The religious or spiritual dimension of Paleolithic culture has been hard to pin down because bones and stones tell us little about what people thought, art is subject to many interpretations, and the experience of contemporary gathering and hunting peoples may not reflect the distant past. Clear evidence exists, however, for a rich interior life. The presence of rock art deep inside caves and far from living spaces suggests a “ceremonial space” separate from ordinary life. The extended rituals of contemporary Australian Aboriginals, which sometimes last for weeks, confirm this impression, as do numerous and elaborate burial sites found throughout the world. No full-time religious specialists or priests led these ceremonies, but part-time shamans (people believed to be especially skilled at dealing with the spirit world) emerged as the need arose. Such people often entered an altered state of consciousness or a trance while performing the ceremonies, often with the aid of psychoactive drugs.

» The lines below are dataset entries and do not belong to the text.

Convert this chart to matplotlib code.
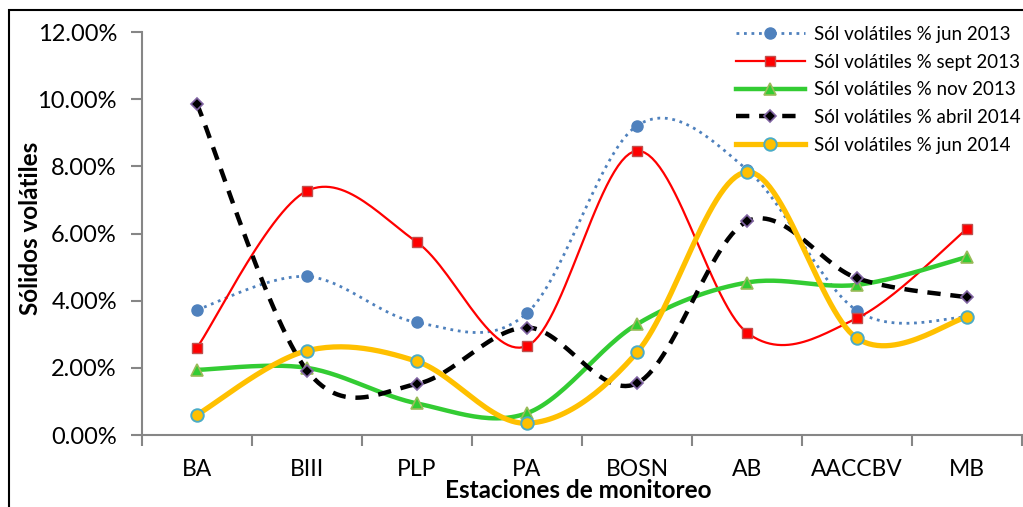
import matplotlib
matplotlib.use("Agg")
import matplotlib.pyplot as plt
import matplotlib.patches as patches
from matplotlib.ticker import FuncFormatter, FixedLocator
import numpy as np

plt.rcParams['font.family'] = ['Lato', 'DejaVu Sans']

# data (fractions)
estaciones = ['BA', 'BIII', 'PLP', 'PA', 'BOSN', 'AB', 'AACCBV', 'MB']
jun_2013 = [0.0373, 0.0472, 0.0335, 0.0363, 0.0921, 0.0790, 0.0370, 0.0351]
sept_2013 = [0.0260, 0.0727, 0.0574, 0.0265, 0.0846, 0.0305, 0.0348, 0.0614]
nov_2013 = [0.0194, 0.0200, 0.0094, 0.0065, 0.0330, 0.0454, 0.0447, 0.0530]
abril_2014 = [0.0986, 0.0192, 0.0152, 0.0320, 0.0154, 0.0636, 0.0467, 0.0410]
jun_2014 = [0.0060, 0.0251, 0.0219, 0.0035, 0.0246, 0.0783, 0.0288, 0.0351]

etiquetas = ['Sól volátiles % jun 2013', 'Sól volátiles % sept 2013',
             'Sól volátiles % nov 2013', 'Sól volátiles % abril 2014',
             'Sól volátiles % jun 2014']


def suavizar(xs, ys, n=30):
    # Excel-like smoothing: Catmull-Rom bezier through the points
    P = np.column_stack([xs, ys]).astype(float)
    out = []
    for i in range(len(P) - 1):
        p0 = P[i - 1] if i > 0 else P[i]
        p1 = P[i]
        p2 = P[i + 1]
        p3 = P[i + 2] if i + 2 < len(P) else P[i + 1]
        c1 = p1 + (p2 - p0) / 6.0
        c2 = p2 - (p3 - p1) / 6.0
        t = np.linspace(0, 1, n)[:, None]
        seg = ((1 - t) ** 3) * p1 + 3 * ((1 - t) ** 2) * t * c1 + 3 * (1 - t) * t ** 2 * c2 + t ** 3 * p2
        out.append(seg if i == 0 else seg[1:])
    out = np.vstack(out)
    return out[:, 0], out[:, 1]


fig = plt.figure(figsize=(10.23, 5.07), dpi=100)
ax = fig.add_axes([142 / 1023, (507 - 435) / 507, 880 / 1023, (435 - 32) / 507])

x = np.arange(len(estaciones))

estilos = [
    dict(data=jun_2013, color='#4F81BD', lw=2.0, ls=(0, (1, 1.7)), marker='o', ms=8,
         mfc='#4F81BD', mec='#4F81BD', mew=1),
    dict(data=sept_2013, color='#FF0000', lw=1.6, ls='-', marker='s', ms=7,
         mfc='#FF0000', mec='#C0504D', mew=1),
    dict(data=nov_2013, color='#33CC33', lw=3.2, ls='-', marker='^', ms=9,
         mfc='#33CC33', mec='#9BBB59', mew=1.2),
    dict(data=abril_2014, color='black', lw=3.2, ls=(0, (3, 2.2)), marker='D', ms=6.5,
         mfc='black', mec='#8064A2', mew=1.2),
    dict(data=jun_2014, color='#FFC000', lw=3.8, ls='-', marker='o', ms=9,
         mfc='#FFC000', mec='#4BACC6', mew=1.4),
]

handles = []
for st, lab in zip(estilos, etiquetas):
    sx, sy = suavizar(x, st['data'])
    ax.plot(sx, sy, color=st['color'], lw=st['lw'], ls=st['ls'], zorder=2)
    ax.plot(x, st['data'], ls='none', marker=st['marker'], ms=st['ms'],
            mfc=st['mfc'], mec=st['mec'], mew=st['mew'], zorder=3)
    h, = ax.plot([], [], color=st['color'], lw=st['lw'], ls=st['ls'], marker=st['marker'],
                 ms=st['ms'], mfc=st['mfc'], mec=st['mec'], mew=st['mew'])
    handles.append(h)

ax.set_xlim(-0.5, len(estaciones) - 0.5)
ax.set_ylim(0, 0.12)
ax.set_yticks(np.arange(0, 0.1201, 0.02))
ax.yaxis.set_major_formatter(FuncFormatter(lambda v, p: f'{v * 100:.2f}%'))
ax.set_xticks(x)
ax.set_xticklabels(estaciones)
ax.xaxis.set_minor_locator(FixedLocator(np.arange(-0.5, len(estaciones), 1)))
ax.tick_params(axis='x', which='major', length=0, labelsize=16.5, pad=17)
ax.tick_params(axis='x', which='minor', length=8, width=1.5, color='#868686', direction='out')
ax.tick_params(axis='y', length=8, width=1.5, color='#868686', labelsize=17, pad=10)

for s in ['top', 'right']:
    ax.spines[s].set_visible(False)
for s in ['left', 'bottom']:
    ax.spines[s].set_color('#868686')
    ax.spines[s].set_linewidth(1.5)

ax.set_xlabel('Estaciones de monitoreo', fontsize=17.5, fontweight='bold')
ax.set_ylabel('Sólidos volátiles', fontsize=17.5, fontweight='bold')
ax.xaxis.set_label_coords((578 - 142) / 880, -(491 - 435) / 403)
ax.yaxis.set_label_coords(-(142 - 30) / 880, (435 - 228) / 403)
ax.xaxis.label.set_va('center')
ax.yaxis.label.set_va('center')

leg = ax.legend(handles, etiquetas, loc='upper right', bbox_to_anchor=(0.998, 1.015),
                frameon=False, fontsize=13.5, handlelength=3.7, labelspacing=0.57,
                handletextpad=0.45, borderaxespad=0, borderpad=0)

# outer frame of the chart area
fig.patches.append(patches.Rectangle((9 / 1023, -0.05), 1.1, 1 - 10 / 507 + 0.05,
                                     transform=fig.transFigure, fill=False,
                                     edgecolor='black', lw=1.5, zorder=0))

fig.savefig('out.png', dpi=100)
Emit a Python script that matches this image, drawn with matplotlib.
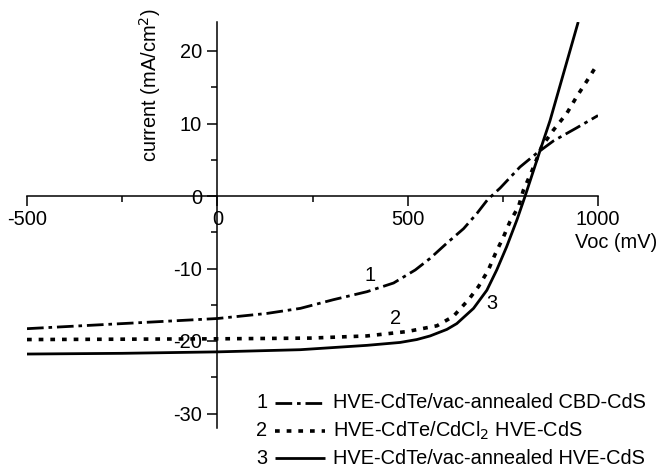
import matplotlib
matplotlib.use("Agg")
import matplotlib.pyplot as plt
from matplotlib.lines import Line2D
from matplotlib.ticker import MultipleLocator

plt.rcParams['font.family'] = ['Liberation Sans', 'DejaVu Sans']
plt.rcParams['lines.scale_dashes'] = False

# ---- data (voltage in mV, current density in mA/cm^2) ----
v1 = [-500, -250, 0, 130, 218, 305, 393, 463, 520, 559, 603, 647, 682, 710, 743, 795, 839, 883, 944, 1000]
j1 = [-18.3, -17.6, -16.9, -16.2, -15.5, -14.3, -13.2, -12.0, -10.2, -8.6, -6.5, -4.5, -2.4, -0.5, 1.1, 4.0, 5.9, 7.6, 9.4, 11.1]

v2 = [-500, 0, 244, 393, 498, 577, 620, 660, 686, 712, 730, 752, 769, 791, 804, 826, 852, 883, 918, 944, 970, 1000]
j2 = [-19.8, -19.7, -19.6, -19.3, -18.7, -17.9, -16.6, -14.3, -12.5, -10.2, -8.0, -5.6, -3.5, -1.5, 0.8, 3.4, 6.8, 9.1, 11.4, 13.7, 15.8, 18.3]

v3 = [-505, -250, 0, 218, 393, 480, 524, 559, 603, 629, 673, 708, 734, 760, 787, 808, 848, 874, 948]
j3 = [-21.8, -21.7, -21.5, -21.2, -20.6, -20.2, -19.8, -19.3, -18.4, -17.6, -15.5, -13.0, -10.2, -7.0, -3.3, -0.1, 6.3, 10.4, 24.0]

labels = ["HVE-CdTe/vac-annealed CBD-CdS",
          "HVE-CdTe/CdCl$_2$ HVE-CdS",
          "HVE-CdTe/vac-annealed HVE-CdS"]
numbers = ["1", "2", "3"]
curve_label_pos = [(402, -10.9), (467, -16.9), (722, -14.8)]

xticks = [-500, 0, 500, 1000]
yticks = [-30, -20, -10, 0, 10, 20]

FS = 14.4

# ---- styles ----
styles = [
    dict(color='black', lw=2.0, dashes=(12, 3.5, 2.6, 3.5)),
    dict(color='black', lw=2.6, dashes=(3.4, 5.0)),
    dict(color='black', lw=2.0, linestyle='-'),
]

fig = plt.figure(figsize=(6.58, 4.71), dpi=100)
ax = fig.add_axes([27/658, 1-428/471, (598-27)/658, 406/471])

for v, j, st in zip([v1, v2, v3], [j1, j2, j3], styles):
    ax.plot(v, j, solid_capstyle='butt', dash_capstyle='butt',
            solid_joinstyle='round', **st)

ax.set_xlim(-500, 1000)
ax.set_ylim(-32, 24)

for s in ['top', 'right']:
    ax.spines[s].set_visible(False)
ax.spines['left'].set_position(('data', 0))
ax.spines['bottom'].set_position(('data', 0))
for s in ['left', 'bottom']:
    ax.spines[s].set_linewidth(1.1)

ax.set_xticks(xticks)
ax.set_yticks(yticks)
ax.xaxis.set_minor_locator(MultipleLocator(250))
ax.yaxis.set_minor_locator(MultipleLocator(5))
ax.tick_params(axis='both', which='major', direction='out', length=7, width=1.1,
               labelsize=FS, pad=3)
ax.tick_params(axis='both', which='minor', direction='out', length=4, width=1.1)
ax.tick_params(axis='y', which='major', pad=4)
ax.set_xticklabels([str(t) for t in xticks])
ax.set_yticklabels([str(t) for t in yticks])

# axis titles
fig.text(150/658, 1-85/471, "current (mA/cm$^2$)", rotation=90, ha='center', va='center',
         fontsize=FS)
fig.text(657/658, 1-243/471, "Voc (mV)", ha='right', va='center', fontsize=FS)

# curve labels
for n, (x, y) in zip(numbers, curve_label_pos):
    ax.text(x, y, n, fontsize=FS, ha='center', va='center')

# legend (manual)
rows_y = [403, 431, 458]
for n, lab, st, ry in zip(numbers, labels, styles, rows_y):
    yf = 1 - ry/471
    fig.text(262/658, yf, n, ha='center', va='center', fontsize=FS)
    fig.add_artist(Line2D([275/658, 325/658], [yf, yf], transform=fig.transFigure,
                          solid_capstyle='butt', dash_capstyle='butt', **st))
    fig.text(333/658, yf, lab, ha='left', va='center', fontsize=FS)

fig.savefig("out.png", dpi=100)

Precisely how Paleolithic people understood the nonmaterial world is hard to reconstruct, and speculation abounds. Linguistic evidence from ancient Africa suggests a variety of understandings: some Paleolithic societies were apparently monotheistic; others saw several levels of supernatural beings, including a Creator Deity, various territorial spirits, and the spirits of dead ancestors; still others believed in an impersonal force suffused throughout the natural order that could be accessed by shamans during a trance dance.13 The prevalence of Venus figurines and other symbols all across Europe has convinced some, but not all, scholars that Paleolithic religious thought had a strongly feminine dimension, embodied in a Great Goddess and concerned with the regeneration and renewal of life.14 Many gathering and hunting peoples likely developed a cyclical view of time that drew on the changing phases of the moon and on the cycles of female fertility—birth, menstruation, pregnancy, new birth, and death. These understandings of the cosmos, which saw endlessly repeated patterns of regeneration and disintegration, differed from later Western views, which saw time moving in a straight line toward some predetermined goal.15 Nor did Paleolithic people make sharp distinctions between the material and spiritual worlds, for they understood that animals, rocks, trees, mountains, and much more were animated by spirit or possessed souls of their own. Earlier scholars sometimes dubbed such views as “animistic” and regarded them as “primitive” or “simple” in comparison to later literate religions. More recent accounts generally avoid the term, preferring to focus on the specifics of particular religious traditions rather than some overall evolutionary scheme.